The nice thing about WiFi, as Cablevision Systems in particular, and Time Warner Cable and Comcast are finding in the New York City metro area, is that it's a virtually unlimited resource. Unlike licensed wireless spectrum for mobile, unlicensed WiFi systems can be constructed like Lego creations, building blocks upon blocks of access points; when more spectrum is needed, more access points can be easily added.
This means that Cablevision set up a mesh network of WiFi access points or hotspots and commuters riding the rails around the city and suburbs can maintain wireless connectivity as if they were using a slower, weaker 3G data link.
"The other thing is WiFi is 10 times faster than 3G and 70 percent or so cheaper on a cost-per-bit basis," says David Sharpley, senior vice president of marketing and product management for Bridgewater Systems.
The pieces just naturally fall into place for WiFi to be the wireless option of choice for cable companies eager to untether their residential and business subscribers but unwilling or unable to build out conventional mobile cellular networks.
"We've been working with a lot of the cable operators as they look to deploy a lot of different WiFi services," says Sharpley.
Bridgewater's technology contribution helps cable operators seamlessly authenticate subscribers as they roam around an MSO's WiFi system or even as they roam from one authorized provider to another
"We'll cache your credentials so that in the event you go to a new location we'll automatically re-authenticate you without requiring you to do anything from a session authentication perspective," he said.
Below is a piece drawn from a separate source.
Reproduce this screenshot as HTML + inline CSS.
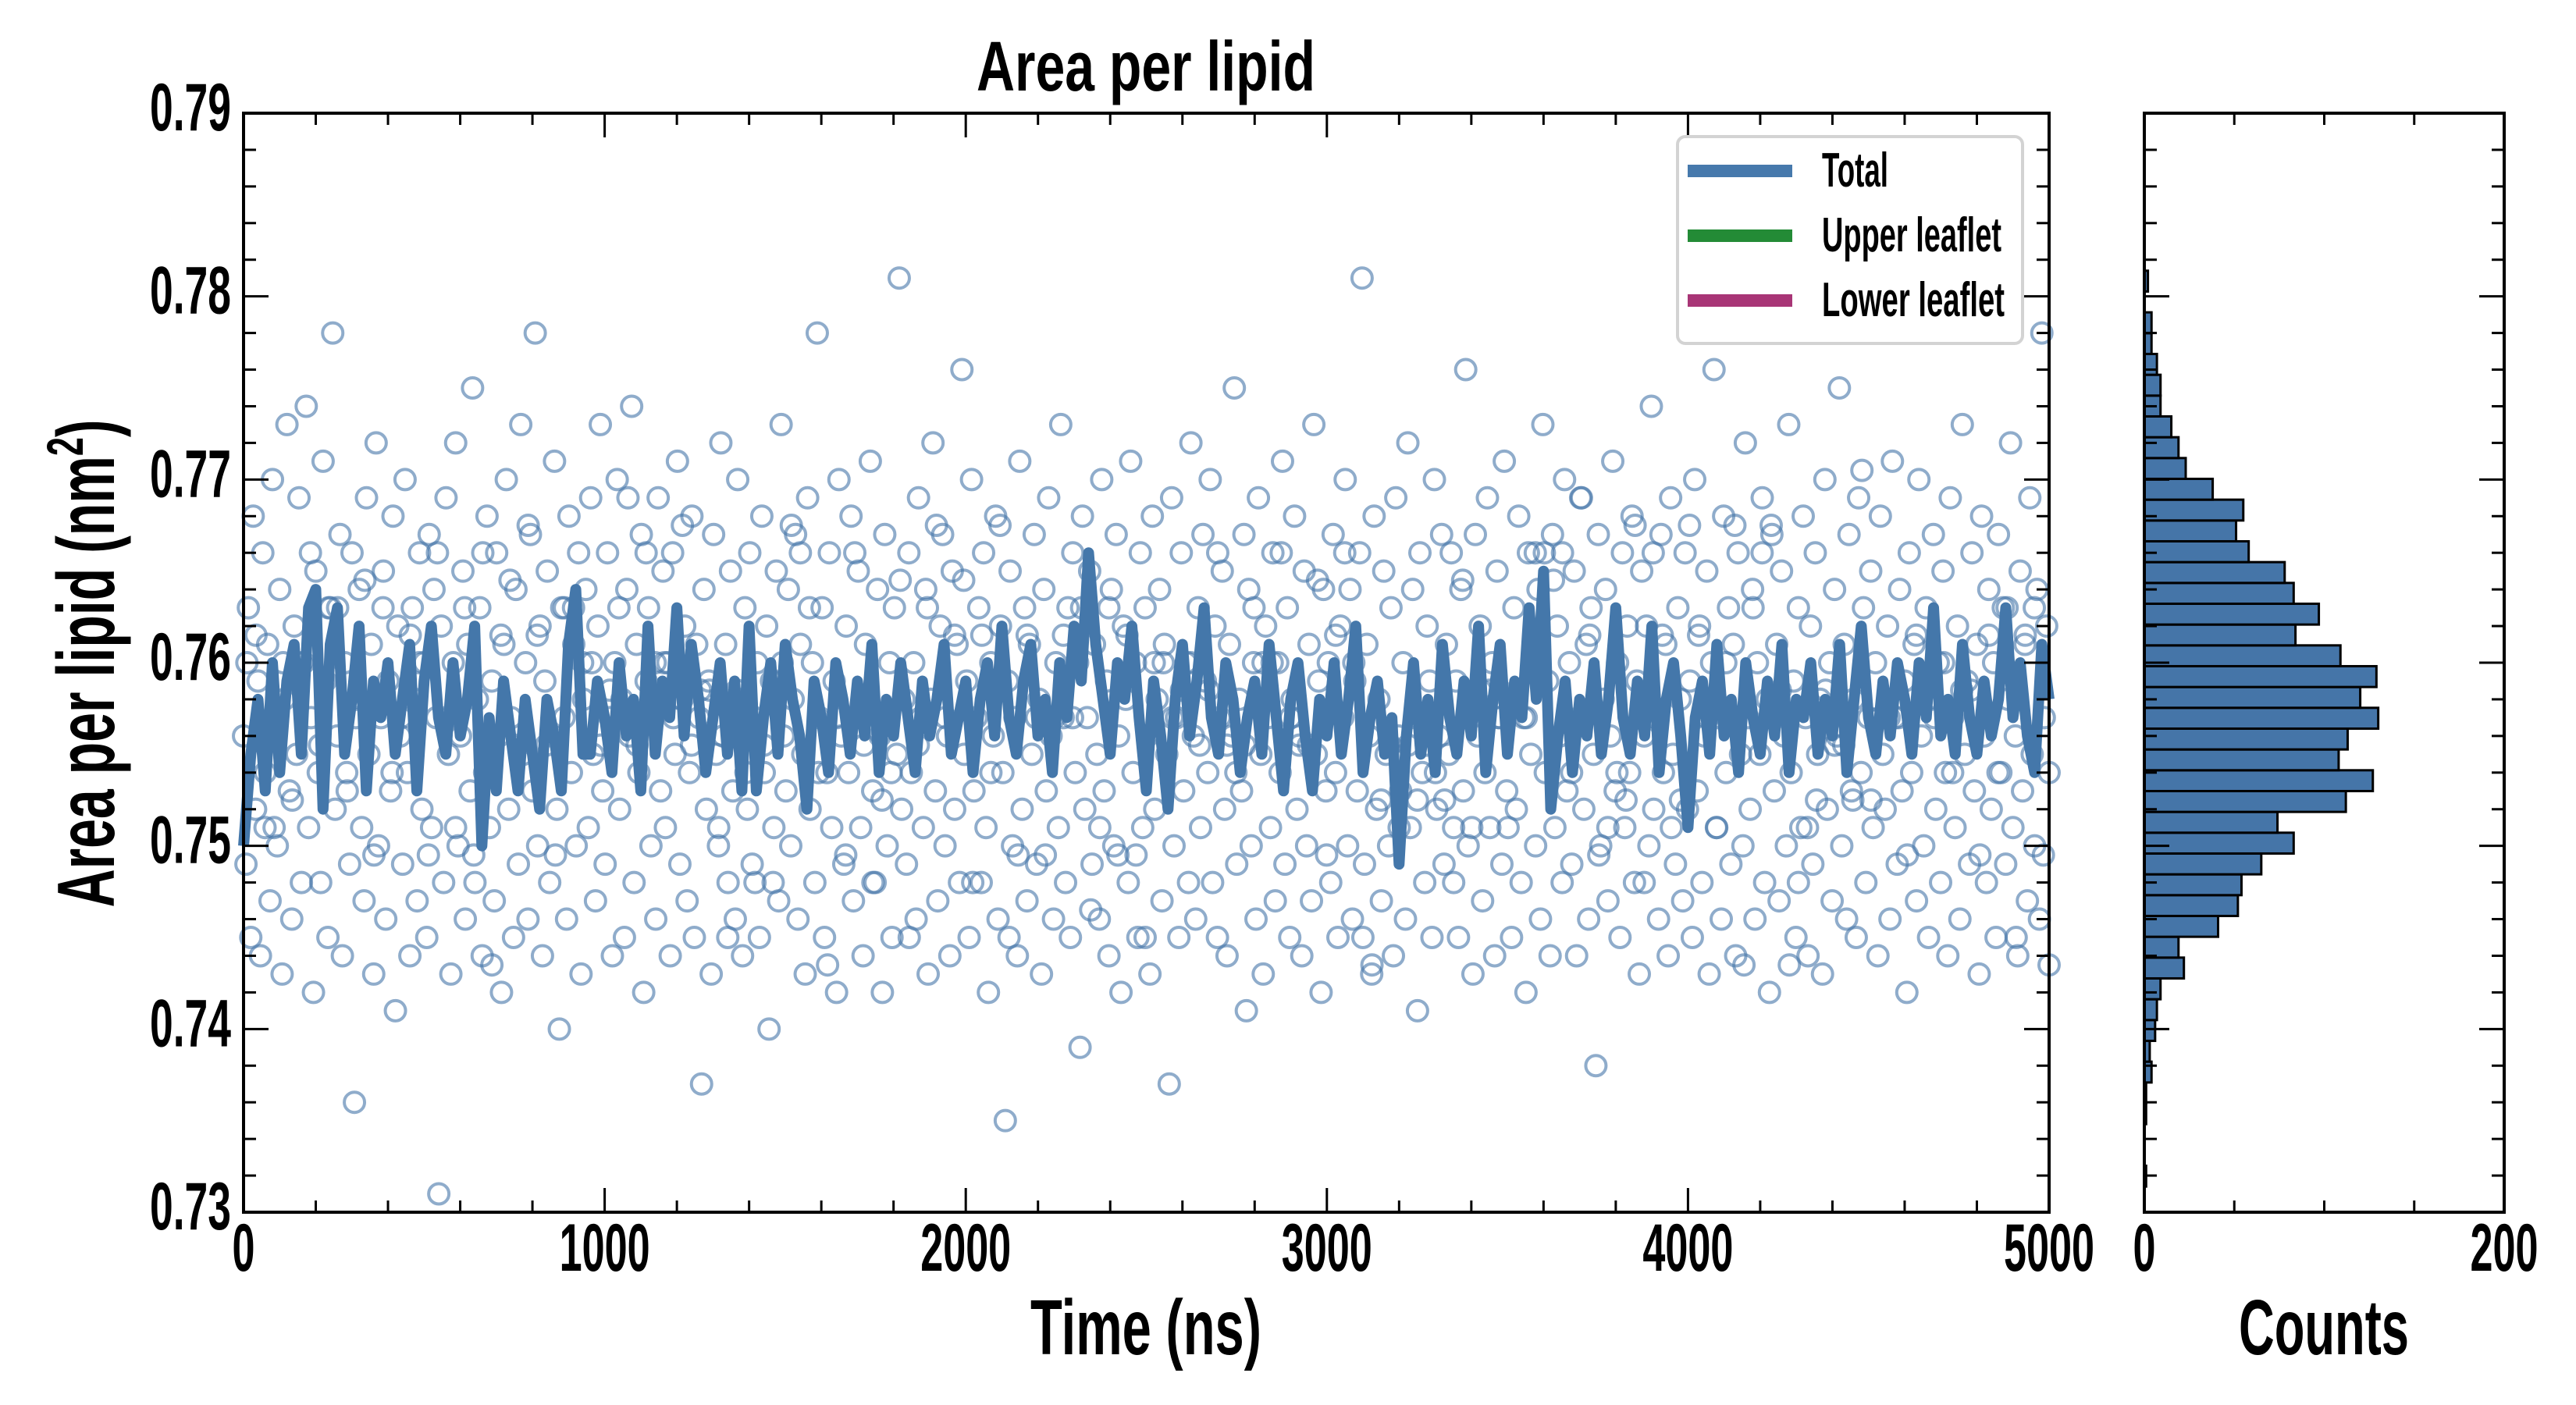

The cable operators have to authenticate in the back end, but that's done seamlessly via different channels and SSIDs. And even those steps should soon be improved as Bridgewater applies intelligent policies to the authentication process.
WiFi onload, as he prefers to call putting subscribers onto the wireless system, is a pretty pat process. WiFi offload, getting that traffic off the WiFi network and onto some other system, is a new phenomenon and one that cable operators are looking to install.
In this case, the system would be used to offload traffic from more conventional 3G networks onto cable's WiFi links and then back to the headend for processing and delivery over the cable wireline plant.
"This is where fixed line operators may have a play in terms of wholesaling WiFi services to mobile operators who want to lower their cost-per-but and still provider greater user experience," Sharpley says.
Whatever the case, he says, wireless is a big part of the company's future--whether migrating from 3G to 4G to WiMAX--or helping cable operators maximize their WiFi offerings with a Radio Access Network (RAN) complete with policy management, data onload and data offload.
Finally, he says, there's going to come a day when that virtually limitless WiFi network is going to need its own help managing a heavy load of traffic.
"That's where the different levels of quality of service and applications can play a role. As these things become more ubiquitous, the same challenge is going to hit as the 3G networks," he says.
By having already worked with the 3G networks and helped move some of that traffic off those networks, Bridgewater will be in a position to help cable operators when their WiFi networks reach a saturation point.